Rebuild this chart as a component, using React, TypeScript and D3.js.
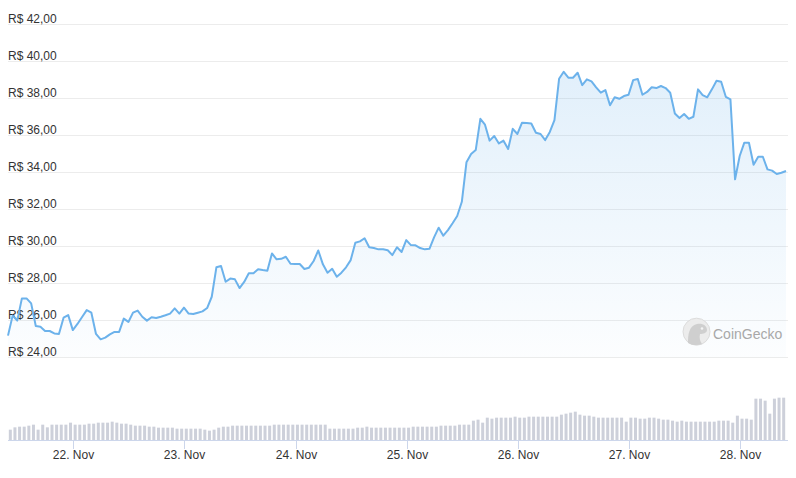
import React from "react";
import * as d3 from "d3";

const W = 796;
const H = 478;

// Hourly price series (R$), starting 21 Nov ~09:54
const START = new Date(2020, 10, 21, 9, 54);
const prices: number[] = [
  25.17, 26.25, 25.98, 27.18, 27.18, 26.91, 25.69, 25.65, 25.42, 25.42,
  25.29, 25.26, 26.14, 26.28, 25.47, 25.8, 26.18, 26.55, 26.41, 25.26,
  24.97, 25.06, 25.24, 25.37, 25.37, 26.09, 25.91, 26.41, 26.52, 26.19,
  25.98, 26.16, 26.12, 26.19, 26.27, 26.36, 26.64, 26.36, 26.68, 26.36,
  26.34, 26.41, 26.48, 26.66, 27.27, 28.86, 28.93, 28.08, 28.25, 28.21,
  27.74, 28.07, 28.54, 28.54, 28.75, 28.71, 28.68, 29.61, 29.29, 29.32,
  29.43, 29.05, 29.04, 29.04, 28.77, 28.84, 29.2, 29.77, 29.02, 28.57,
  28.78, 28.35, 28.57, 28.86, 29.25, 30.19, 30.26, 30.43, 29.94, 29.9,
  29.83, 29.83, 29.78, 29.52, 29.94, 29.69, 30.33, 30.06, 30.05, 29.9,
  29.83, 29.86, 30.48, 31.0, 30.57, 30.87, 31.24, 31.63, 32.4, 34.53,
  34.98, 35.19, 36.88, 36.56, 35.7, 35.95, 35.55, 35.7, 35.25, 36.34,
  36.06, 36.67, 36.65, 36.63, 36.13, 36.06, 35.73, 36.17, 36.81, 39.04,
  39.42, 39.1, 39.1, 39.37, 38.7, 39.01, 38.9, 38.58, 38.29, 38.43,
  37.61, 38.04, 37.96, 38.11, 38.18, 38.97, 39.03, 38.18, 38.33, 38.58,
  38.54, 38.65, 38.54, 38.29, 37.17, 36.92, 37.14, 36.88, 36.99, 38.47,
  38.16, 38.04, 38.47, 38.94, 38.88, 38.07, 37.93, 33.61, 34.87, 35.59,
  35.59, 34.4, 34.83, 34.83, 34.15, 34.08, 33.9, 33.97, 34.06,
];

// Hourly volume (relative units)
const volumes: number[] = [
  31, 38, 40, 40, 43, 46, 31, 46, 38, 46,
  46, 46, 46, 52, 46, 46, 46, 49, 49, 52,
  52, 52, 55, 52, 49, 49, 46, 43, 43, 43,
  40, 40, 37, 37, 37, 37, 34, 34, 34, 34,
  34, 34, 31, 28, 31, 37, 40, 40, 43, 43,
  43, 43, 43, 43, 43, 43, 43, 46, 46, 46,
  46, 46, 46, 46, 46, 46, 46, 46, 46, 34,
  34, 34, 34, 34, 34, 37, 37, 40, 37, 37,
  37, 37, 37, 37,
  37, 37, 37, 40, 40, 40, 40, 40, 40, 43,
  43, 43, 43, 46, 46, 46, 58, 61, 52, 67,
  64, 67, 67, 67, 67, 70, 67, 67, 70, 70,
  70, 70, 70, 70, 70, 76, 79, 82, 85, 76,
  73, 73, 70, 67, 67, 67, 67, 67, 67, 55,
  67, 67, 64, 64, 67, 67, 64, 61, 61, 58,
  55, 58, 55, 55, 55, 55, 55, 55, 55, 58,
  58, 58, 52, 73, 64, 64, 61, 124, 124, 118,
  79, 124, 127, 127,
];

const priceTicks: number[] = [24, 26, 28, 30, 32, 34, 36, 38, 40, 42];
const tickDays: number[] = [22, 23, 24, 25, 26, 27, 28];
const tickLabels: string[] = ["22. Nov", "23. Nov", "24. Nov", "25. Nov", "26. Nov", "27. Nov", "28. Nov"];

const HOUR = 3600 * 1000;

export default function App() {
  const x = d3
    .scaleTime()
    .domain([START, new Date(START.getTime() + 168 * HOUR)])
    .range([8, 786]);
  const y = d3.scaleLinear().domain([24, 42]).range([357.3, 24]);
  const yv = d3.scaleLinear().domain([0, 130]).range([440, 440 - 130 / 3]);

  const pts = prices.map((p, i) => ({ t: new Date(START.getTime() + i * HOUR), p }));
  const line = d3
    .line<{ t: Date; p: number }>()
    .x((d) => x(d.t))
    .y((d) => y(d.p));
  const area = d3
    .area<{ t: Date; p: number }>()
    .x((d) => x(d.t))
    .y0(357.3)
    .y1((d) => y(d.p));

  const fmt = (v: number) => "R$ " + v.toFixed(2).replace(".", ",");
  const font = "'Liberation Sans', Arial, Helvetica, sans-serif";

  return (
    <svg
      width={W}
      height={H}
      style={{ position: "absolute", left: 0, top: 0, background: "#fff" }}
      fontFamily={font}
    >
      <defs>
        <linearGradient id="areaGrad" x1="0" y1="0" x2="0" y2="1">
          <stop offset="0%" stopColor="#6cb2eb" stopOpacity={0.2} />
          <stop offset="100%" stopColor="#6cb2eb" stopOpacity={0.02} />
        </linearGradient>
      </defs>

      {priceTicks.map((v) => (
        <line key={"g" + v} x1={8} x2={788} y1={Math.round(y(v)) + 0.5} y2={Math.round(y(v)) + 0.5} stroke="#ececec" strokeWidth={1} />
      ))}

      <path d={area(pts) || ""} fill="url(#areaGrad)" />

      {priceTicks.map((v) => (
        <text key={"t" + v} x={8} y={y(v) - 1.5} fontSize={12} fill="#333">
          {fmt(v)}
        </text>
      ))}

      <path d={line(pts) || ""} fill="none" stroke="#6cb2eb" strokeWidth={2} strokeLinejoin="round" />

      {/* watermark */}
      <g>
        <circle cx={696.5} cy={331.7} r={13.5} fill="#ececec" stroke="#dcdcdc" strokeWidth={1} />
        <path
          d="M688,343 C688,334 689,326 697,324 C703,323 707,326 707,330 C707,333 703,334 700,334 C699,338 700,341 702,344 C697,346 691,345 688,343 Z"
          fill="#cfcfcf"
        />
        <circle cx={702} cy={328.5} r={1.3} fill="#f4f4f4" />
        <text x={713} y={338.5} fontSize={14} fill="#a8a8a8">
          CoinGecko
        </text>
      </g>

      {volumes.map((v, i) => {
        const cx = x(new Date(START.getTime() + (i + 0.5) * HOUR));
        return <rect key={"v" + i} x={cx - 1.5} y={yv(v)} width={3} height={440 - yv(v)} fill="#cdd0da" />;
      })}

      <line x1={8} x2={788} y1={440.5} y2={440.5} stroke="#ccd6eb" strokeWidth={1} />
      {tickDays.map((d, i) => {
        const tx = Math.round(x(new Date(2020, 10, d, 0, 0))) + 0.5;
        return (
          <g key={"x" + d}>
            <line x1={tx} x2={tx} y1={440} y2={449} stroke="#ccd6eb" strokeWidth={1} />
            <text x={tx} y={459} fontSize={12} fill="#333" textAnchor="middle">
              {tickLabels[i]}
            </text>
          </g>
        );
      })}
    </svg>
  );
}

.....

**AIM**. Your task is an exact transcription of all the data, minus the pictures.

**RESPONSE**.
Rebuild this chart as a component, using React, TypeScript and D3.js.
import React from "react";
import * as d3 from "d3";

const W = 796;
const H = 478;

// Hourly price series (R$), starting 21 Nov ~09:54
const START = new Date(2020, 10, 21, 9, 54);
const prices: number[] = [
  25.17, 26.25, 25.98, 27.18, 27.18, 26.91, 25.69, 25.65, 25.42, 25.42,
  25.29, 25.26, 26.14, 26.28, 25.47, 25.8, 26.18, 26.55, 26.41, 25.26,
  24.97, 25.06, 25.24, 25.37, 25.37, 26.09, 25.91, 26.41, 26.52, 26.19,
  25.98, 26.16, 26.12, 26.19, 26.27, 26.36, 26.64, 26.36, 26.68, 26.36,
  26.34, 26.41, 26.48, 26.66, 27.27, 28.86, 28.93, 28.08, 28.25, 28.21,
  27.74, 28.07, 28.54, 28.54, 28.75, 28.71, 28.68, 29.61, 29.29, 29.32,
  29.43, 29.05, 29.04, 29.04, 28.77, 28.84, 29.2, 29.77, 29.02, 28.57,
  28.78, 28.35, 28.57, 28.86, 29.25, 30.19, 30.26, 30.43, 29.94, 29.9,
  29.83, 29.83, 29.78, 29.52, 29.94, 29.69, 30.33, 30.06, 30.05, 29.9,
  29.83, 29.86, 30.48, 31.0, 30.57, 30.87, 31.24, 31.63, 32.4, 34.53,
  34.98, 35.19, 36.88, 36.56, 35.7, 35.95, 35.55, 35.7, 35.25, 36.34,
  36.06, 36.67, 36.65, 36.63, 36.13, 36.06, 35.73, 36.17, 36.81, 39.04,
  39.42, 39.1, 39.1, 39.37, 38.7, 39.01, 38.9, 38.58, 38.29, 38.43,
  37.61, 38.04, 37.96, 38.11, 38.18, 38.97, 39.03, 38.18, 38.33, 38.58,
  38.54, 38.65, 38.54, 38.29, 37.17, 36.92, 37.14, 36.88, 36.99, 38.47,
  38.16, 38.04, 38.47, 38.94, 38.88, 38.07, 37.93, 33.61, 34.87, 35.59,
  35.59, 34.4, 34.83, 34.83, 34.15, 34.08, 33.9, 33.97, 34.06,
];

// Hourly volume (relative units)
const volumes: number[] = [
  31, 38, 40, 40, 43, 46, 31, 46, 38, 46,
  46, 46, 46, 52, 46, 46, 46, 49, 49, 52,
  52, 52, 55, 52, 49, 49, 46, 43, 43, 43,
  40, 40, 37, 37, 37, 37, 34, 34, 34, 34,
  34, 34, 31, 28, 31, 37, 40, 40, 43, 43,
  43, 43, 43, 43, 43, 43, 43, 46, 46, 46,
  46, 46, 46, 46, 46, 46, 46, 46, 46, 34,
  34, 34, 34, 34, 34, 37, 37, 40, 37, 37,
  37, 37, 37, 37,
  37, 37, 37, 40, 40, 40, 40, 40, 40, 43,
  43, 43, 43, 46, 46, 46, 58, 61, 52, 67,
  64, 67, 67, 67, 67, 70, 67, 67, 70, 70,
  70, 70, 70, 70, 70, 76, 79, 82, 85, 76,
  73, 73, 70, 67, 67, 67, 67, 67, 67, 55,
  67, 67, 64, 64, 67, 67, 64, 61, 61, 58,
  55, 58, 55, 55, 55, 55, 55, 55, 55, 58,
  58, 58, 52, 73, 64, 64, 61, 124, 124, 118,
  79, 124, 127, 127,
];

const priceTicks: number[] = [24, 26, 28, 30, 32, 34, 36, 38, 40, 42];
const tickDays: number[] = [22, 23, 24, 25, 26, 27, 28];
const tickLabels: string[] = ["22. Nov", "23. Nov", "24. Nov", "25. Nov", "26. Nov", "27. Nov", "28. Nov"];

const HOUR = 3600 * 1000;

export default function App() {
  const x = d3
    .scaleTime()
    .domain([START, new Date(START.getTime() + 168 * HOUR)])
    .range([8, 786]);
  const y = d3.scaleLinear().domain([24, 42]).range([357.3, 24]);
  const yv = d3.scaleLinear().domain([0, 130]).range([440, 440 - 130 / 3]);

  const pts = prices.map((p, i) => ({ t: new Date(START.getTime() + i * HOUR), p }));
  const line = d3
    .line<{ t: Date; p: number }>()
    .x((d) => x(d.t))
    .y((d) => y(d.p));
  const area = d3
    .area<{ t: Date; p: number }>()
    .x((d) => x(d.t))
    .y0(357.3)
    .y1((d) => y(d.p));

  const fmt = (v: number) => "R$ " + v.toFixed(2).replace(".", ",");
  const font = "'Liberation Sans', Arial, Helvetica, sans-serif";

  return (
    <svg
      width={W}
      height={H}
      style={{ position: "absolute", left: 0, top: 0, background: "#fff" }}
      fontFamily={font}
    >
      <defs>
        <linearGradient id="areaGrad" x1="0" y1="0" x2="0" y2="1">
          <stop offset="0%" stopColor="#6cb2eb" stopOpacity={0.2} />
          <stop offset="100%" stopColor="#6cb2eb" stopOpacity={0.02} />
        </linearGradient>
      </defs>

      {priceTicks.map((v) => (
        <line key={"g" + v} x1={8} x2={788} y1={Math.round(y(v)) + 0.5} y2={Math.round(y(v)) + 0.5} stroke="#ececec" strokeWidth={1} />
      ))}

      <path d={area(pts) || ""} fill="url(#areaGrad)" />

      {priceTicks.map((v) => (
        <text key={"t" + v} x={8} y={y(v) - 1.5} fontSize={12} fill="#333">
          {fmt(v)}
        </text>
      ))}

      <path d={line(pts) || ""} fill="none" stroke="#6cb2eb" strokeWidth={2} strokeLinejoin="round" />

      {/* watermark */}
      <g>
        <circle cx={696.5} cy={331.7} r={13.5} fill="#ececec" stroke="#dcdcdc" strokeWidth={1} />
        <path
          d="M688,343 C688,334 689,326 697,324 C703,323 707,326 707,330 C707,333 703,334 700,334 C699,338 700,341 702,344 C697,346 691,345 688,343 Z"
          fill="#cfcfcf"
        />
        <circle cx={702} cy={328.5} r={1.3} fill="#f4f4f4" />
        <text x={713} y={338.5} fontSize={14} fill="#a8a8a8">
          CoinGecko
        </text>
      </g>

      {volumes.map((v, i) => {
        const cx = x(new Date(START.getTime() + (i + 0.5) * HOUR));
        return <rect key={"v" + i} x={cx - 1.5} y={yv(v)} width={3} height={440 - yv(v)} fill="#cdd0da" />;
      })}

      <line x1={8} x2={788} y1={440.5} y2={440.5} stroke="#ccd6eb" strokeWidth={1} />
      {tickDays.map((d, i) => {
        const tx = Math.round(x(new Date(2020, 10, d, 0, 0))) + 0.5;
        return (
          <g key={"x" + d}>
            <line x1={tx} x2={tx} y1={440} y2={449} stroke="#ccd6eb" strokeWidth={1} />
            <text x={tx} y={459} fontSize={12} fill="#333" textAnchor="middle">
              {tickLabels[i]}
            </text>
          </g>
        );
      })}
    </svg>
  );
}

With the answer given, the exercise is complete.